Durian-Pixel
If he had physical access to your laptop, it is way more likely that something was installed on your laptop when you weren't home! Are the USB ports set to need a supervisor password before anything can be run from them from the F12 menu (where you choose an external drive to boot from)? Do you have a superviso/boot password on it at all? How secure is your login password and is it needed when resuming from sleep/screen off? Ever put a password on your root user? (Many distributions don't have any password on su out of the box)
Before your login screen is it possible to get to an options menu and boot into a recovery terminal?
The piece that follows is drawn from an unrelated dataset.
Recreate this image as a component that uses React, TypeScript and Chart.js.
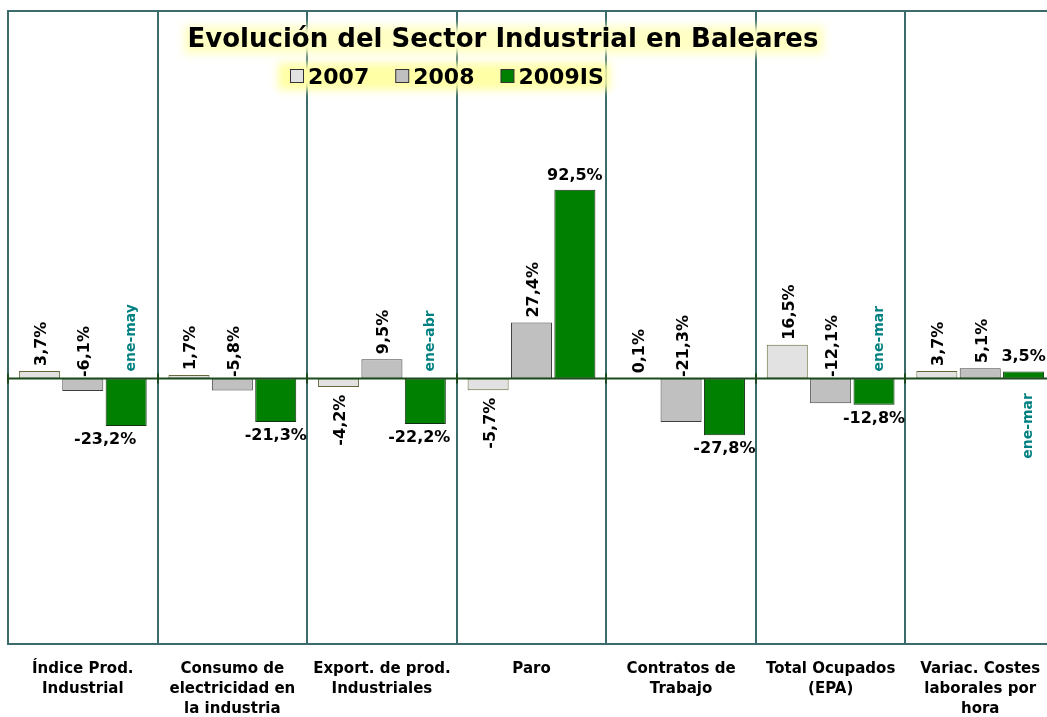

This is where really nasty things can be installed, especially if root has no password... Ubuntu has this option, don't know about Fedora, but I'd hazard a guess they do, since it's the only way other than live CD to fix OS not booting correctly problems.
To wipe everything from your PC, (except BIOS/firmware bugs) just wipe your hard drive and reinstall, preferably with LUKS full dusk encryption. Ubuntu 23.10, and 24.04 if its out support TPM-backed FDE that has verified boot, a first in the desktop Linux world! Choosing this option also installs an all-snap base of software and system packages for enhanced security, and your system folders are not writeable. I would recommend that for reinstall.
Go ahead and flash your BIOS with a USB. Download the most recent from your laptop's drivers page and make a USB, they will walk you through how to do it safely! I do it whenever a new one comes out. You can also in Ubuntu run the firmware updater which will fetch the most recent firmware and update that safely!
After that put a good supervisor and boot password on your laptop, make them different and make the boot password needed on restart as well as on cold boot. Its what I do.
For your Pixel, once you unlock the bootloader as part of reinstalling GrapheneOS, all data is wiped. The reinstall even reinstalls your bootloader and radio firmware. Want to be extra sure? when done the install, get platform tools so you can run this command, then run the installer again to write over the other slot (probably not necessary, but if you want to):
fastboot --set-active=other
Will select the other boot slot, and the installer will overwrite it as well. I think that running it once the data gets copied over, but I'm not knowledgeable to say for sure. When I ran into problems with the command line based flash-all.sh script (which I think is what the web installer uses) and I saw it only writing one side, I just ran the command above and ran the script again. Got me away from my phone saying it was corrupted!